I’m not trying to suggest that there’s not a future for first-person acrobatic parkour-type games. I think Mirror’s Edge proved there is that potential for that, but I just think there’s maybe some growing to be done there. I think there’s still some lessons to be learned, and it’s just not what we wanted with Prince of Persia. You don’t see the quality of animations when it’s all in first-person, and one of the things that’s defining for the Prince of Persia franchise is the spectacular animations and the quality of that movement. So we wanted to make sure that these spectacular movements had spectacular animations to acompany them.

With the new Prince of Persia, you’ve kind of closed the book on the Sands of Time trilogy. There’s a movie coming out, Sands of Time. I’m not going to ask you about that, since you probably don’t know too much about it.

You know as much as I do. I think Jake Gllyenhall is playing the Prince.

He was on Entertainment Tonight talking about how he had to work out for the role to get buff. He was really excited about it. So is it possible that we’d see that Prince again?
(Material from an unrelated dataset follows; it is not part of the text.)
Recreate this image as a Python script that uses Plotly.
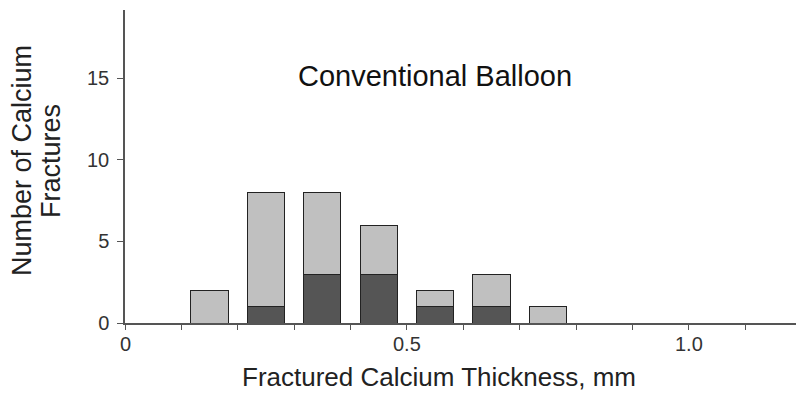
import plotly.graph_objects as go

bin_centers = [0.15, 0.25, 0.35, 0.45, 0.55, 0.65, 0.75]
dark_counts = [0, 1, 3, 3, 1, 1, 0]
light_counts = [2, 7, 5, 3, 1, 2, 1]
x_tick_vals = [0, 0.5, 1.0]
x_tick_text = ["0", "0.5", "1.0"]
y_tick_vals = [0, 5, 10, 15]

FONT = "Liberation Sans, Arial, sans-serif"

fig = go.Figure()
fig.add_trace(go.Bar(x=bin_centers, y=dark_counts, width=0.066,
                     marker=dict(color="#555555", line=dict(color="#222222", width=1))))
fig.add_trace(go.Bar(x=bin_centers, y=light_counts, width=0.066,
                     marker=dict(color="#c0c0c0", line=dict(color="#222222", width=1))))

fig.update_layout(
    barmode="stack", showlegend=False,
    width=796, height=395,
    margin=dict(l=125, r=0, t=10, b=72),
    plot_bgcolor="white", paper_bgcolor="white",
    font=dict(family=FONT, color="#222222"),
)
fig.update_xaxes(range=[0, 1.19], showgrid=False, zeroline=False,
                 showline=True, linecolor="#555555", linewidth=1.5,
                 ticks="outside", ticklen=5, tickcolor="#555555",
                 tick0=0, dtick=0.1, showticklabels=False)
for v, t in zip(x_tick_vals, x_tick_text):
    fig.add_annotation(x=v, y=0, xref="x", yref="y", text=t, showarrow=False,
                       yanchor="top", yshift=-8, font=dict(size=20, color="#333333"))
fig.update_yaxes(range=[0, 19.2], showgrid=False, zeroline=False,
                 showline=True, linecolor="#555555", linewidth=1.5,
                 ticks="outside", ticklen=6, tickcolor="#555555",
                 ticklabelstandoff=4,
                 tickvals=y_tick_vals, tickfont=dict(size=20, color="#333333"))

n_fixed = len(fig.layout.annotations)
fig.add_annotation(x=435, y=76, text="Conventional Balloon",
                   showarrow=False, font=dict(size=29, color="#111111"))
fig.add_annotation(x=439, y=377, text="Fractured Calcium Thickness, mm",
                   showarrow=False, font=dict(size=26, color="#222222"))
fig.add_annotation(x=22, y=161, text="Number of Calcium", textangle=-90,
                   showarrow=False, font=dict(size=27, color="#222222"))
fig.add_annotation(x=51, y=161, text="Fractures", textangle=-90,
                   showarrow=False, font=dict(size=27, color="#222222"))

# convert pixel-placed annotations to paper coordinates
pw = 796 - 125 - 0
ph = 395 - 10 - 72
for a in fig.layout.annotations[n_fixed:]:
    px, py = a.x, a.y
    a.xref = "paper"; a.yref = "paper"
    a.x = (px - 125) / pw
    a.y = (395 - 72 - py) / ph
    a.xanchor = "center"; a.yanchor = "middle"

fig.write_html("out.html")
I mean, never say “never.” I think the Sands of Time trilogy had a really interesting hook to it, a really kind of interesting theme to it. But certainly we are done telling the story for now, and certainly we’re telling another Prince of Persia story that we think is every bit as rich and interesting and unique as the Sands of Time story was.

So yeah, I think the best I can say is, “Never say never.” You know, [the film’s producer/director] Jerry Bruckheimer [and] Disney, it’s a pretty powerful attractor in terms of drawing eyeballs to the Prince of Persia franchise. I think it would be negligent of Ubisoft and/or some other company to not kind of capitalize on that by creating a videogame that kind of goes along with that. In my opinion, it’s an appendix — for me, the movie would be an appendix to a story that was already told. And the story we’re telling now is the future of the franchise.

So can we expect a trilogy from this new game?

If the sales and critical acclaim are there, I don’t see any reason why not. It’s certainly designed to allow for that potential.